EXERCISE →
Word for word, print each line of the listing below; pictures stay out.

GIVEN MATERIAL →

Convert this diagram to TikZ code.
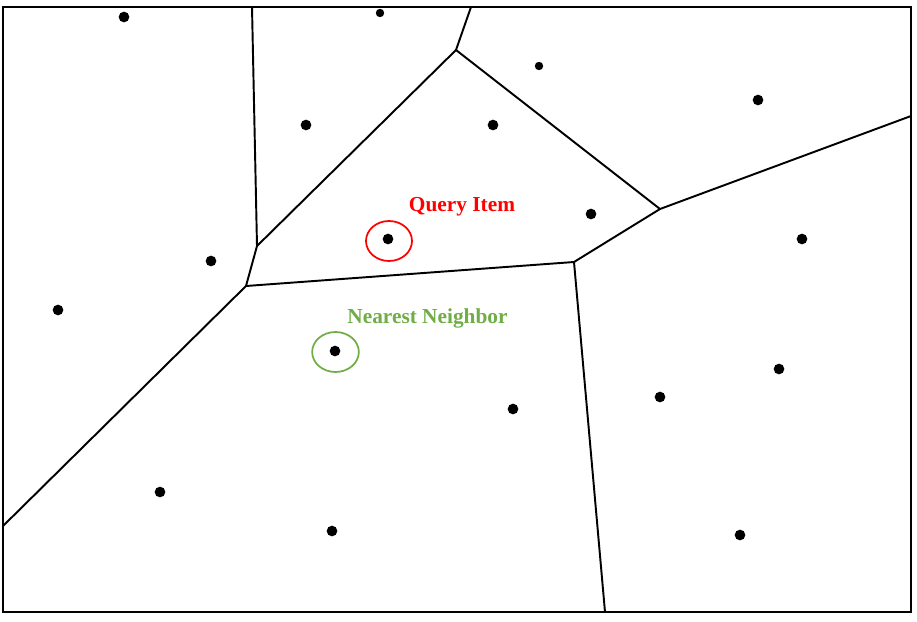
\documentclass[tikz,border=0pt]{standalone}
\usepackage{fontspec}
\setmainfont{Liberation Serif}
\definecolor{nngreen}{HTML}{70AD47}
\begin{document}
\begin{tikzpicture}[x=0.75pt,y=-0.75pt,
  edge/.style={line width=1.45pt,black},
  pt/.style={circle,fill=black,inner sep=0pt,minimum size=8pt},
  spt/.style={circle,fill=black,inner sep=0pt,minimum size=6.3pt},
  lbl/.style={font=\bfseries\fontsize{16}{18}\selectfont}]
\useasboundingbox (0,0) rectangle (917,621);
\draw[line width=0.9pt] (3,7) rectangle (911,612);
% Voronoi vertices
\coordinate (A) at (252,7);
\coordinate (B) at (257,246);
\coordinate (C) at (246,286);
\coordinate (D) at (456,50);
\coordinate (E) at (471,7);
\coordinate (F) at (660,209);
\coordinate (G) at (911,116);
\coordinate (H) at (574,262);
\coordinate (I) at (605,612);
\coordinate (J) at (3,526);
\draw[edge] (A) -- (B) -- (C);
\draw[edge] (B) -- (D) -- (E);
\draw[edge] (D) -- (F) -- (G);
\draw[edge] (F) -- (H) -- (C) -- (J);
\draw[edge] (H) -- (I);
% sites
\node[pt] (p1) at (124,17) {};
\node[spt] (p2) at (380,13) {};
\node[spt] (p3) at (539,66) {};
\node[pt] (p4) at (306,125) {};
\node[pt] (p5) at (493,125) {};
\node[pt] (p6) at (758,100) {};
\node[pt] (p7) at (591,214) {};
\node[pt] (q) at (388,239) {};
\node[pt] (p8) at (211,261) {};
\node[pt] (p9) at (58,310) {};
\node[pt] (p10) at (802,239) {};
\node[pt] (nn) at (335,351) {};
\node[pt] (p11) at (513,409) {};
\node[pt] (p12) at (660,397) {};
\node[pt] (p13) at (779,369) {};
\node[pt] (p14) at (160,492) {};
\node[pt] (p15) at (332,531) {};
\node[pt] (p16) at (740,535) {};
% highlight rings
\draw[red,line width=1.3pt] (389,241) ellipse [x radius=17.25pt, y radius=15pt];
\draw[nngreen,line width=1.3pt] (335.5,352) ellipse [x radius=17.5pt, y radius=15pt];
% labels
\node[lbl,text=red] (ql) at (462,207) {Query Item};
\node[lbl,text=nngreen] (nl) at (427.5,318) {Nearest Neighbor};
\end{tikzpicture}
\end{document}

SOLVED EXERCISE →
Convert this diagram to TikZ code.
\documentclass[tikz,border=0pt]{standalone}
\usepackage{fontspec}
\setmainfont{Liberation Serif}
\definecolor{nngreen}{HTML}{70AD47}
\begin{document}
\begin{tikzpicture}[x=0.75pt,y=-0.75pt,
  edge/.style={line width=1.45pt,black},
  pt/.style={circle,fill=black,inner sep=0pt,minimum size=8pt},
  spt/.style={circle,fill=black,inner sep=0pt,minimum size=6.3pt},
  lbl/.style={font=\bfseries\fontsize{16}{18}\selectfont}]
\useasboundingbox (0,0) rectangle (917,621);
\draw[line width=0.9pt] (3,7) rectangle (911,612);
% Voronoi vertices
\coordinate (A) at (252,7);
\coordinate (B) at (257,246);
\coordinate (C) at (246,286);
\coordinate (D) at (456,50);
\coordinate (E) at (471,7);
\coordinate (F) at (660,209);
\coordinate (G) at (911,116);
\coordinate (H) at (574,262);
\coordinate (I) at (605,612);
\coordinate (J) at (3,526);
\draw[edge] (A) -- (B) -- (C);
\draw[edge] (B) -- (D) -- (E);
\draw[edge] (D) -- (F) -- (G);
\draw[edge] (F) -- (H) -- (C) -- (J);
\draw[edge] (H) -- (I);
% sites
\node[pt] (p1) at (124,17) {};
\node[spt] (p2) at (380,13) {};
\node[spt] (p3) at (539,66) {};
\node[pt] (p4) at (306,125) {};
\node[pt] (p5) at (493,125) {};
\node[pt] (p6) at (758,100) {};
\node[pt] (p7) at (591,214) {};
\node[pt] (q) at (388,239) {};
\node[pt] (p8) at (211,261) {};
\node[pt] (p9) at (58,310) {};
\node[pt] (p10) at (802,239) {};
\node[pt] (nn) at (335,351) {};
\node[pt] (p11) at (513,409) {};
\node[pt] (p12) at (660,397) {};
\node[pt] (p13) at (779,369) {};
\node[pt] (p14) at (160,492) {};
\node[pt] (p15) at (332,531) {};
\node[pt] (p16) at (740,535) {};
% highlight rings
\draw[red,line width=1.3pt] (389,241) ellipse [x radius=17.25pt, y radius=15pt];
\draw[nngreen,line width=1.3pt] (335.5,352) ellipse [x radius=17.5pt, y radius=15pt];
% labels
\node[lbl,text=red] (ql) at (462,207) {Query Item};
\node[lbl,text=nngreen] (nl) at (427.5,318) {Nearest Neighbor};
\end{tikzpicture}
\end{document}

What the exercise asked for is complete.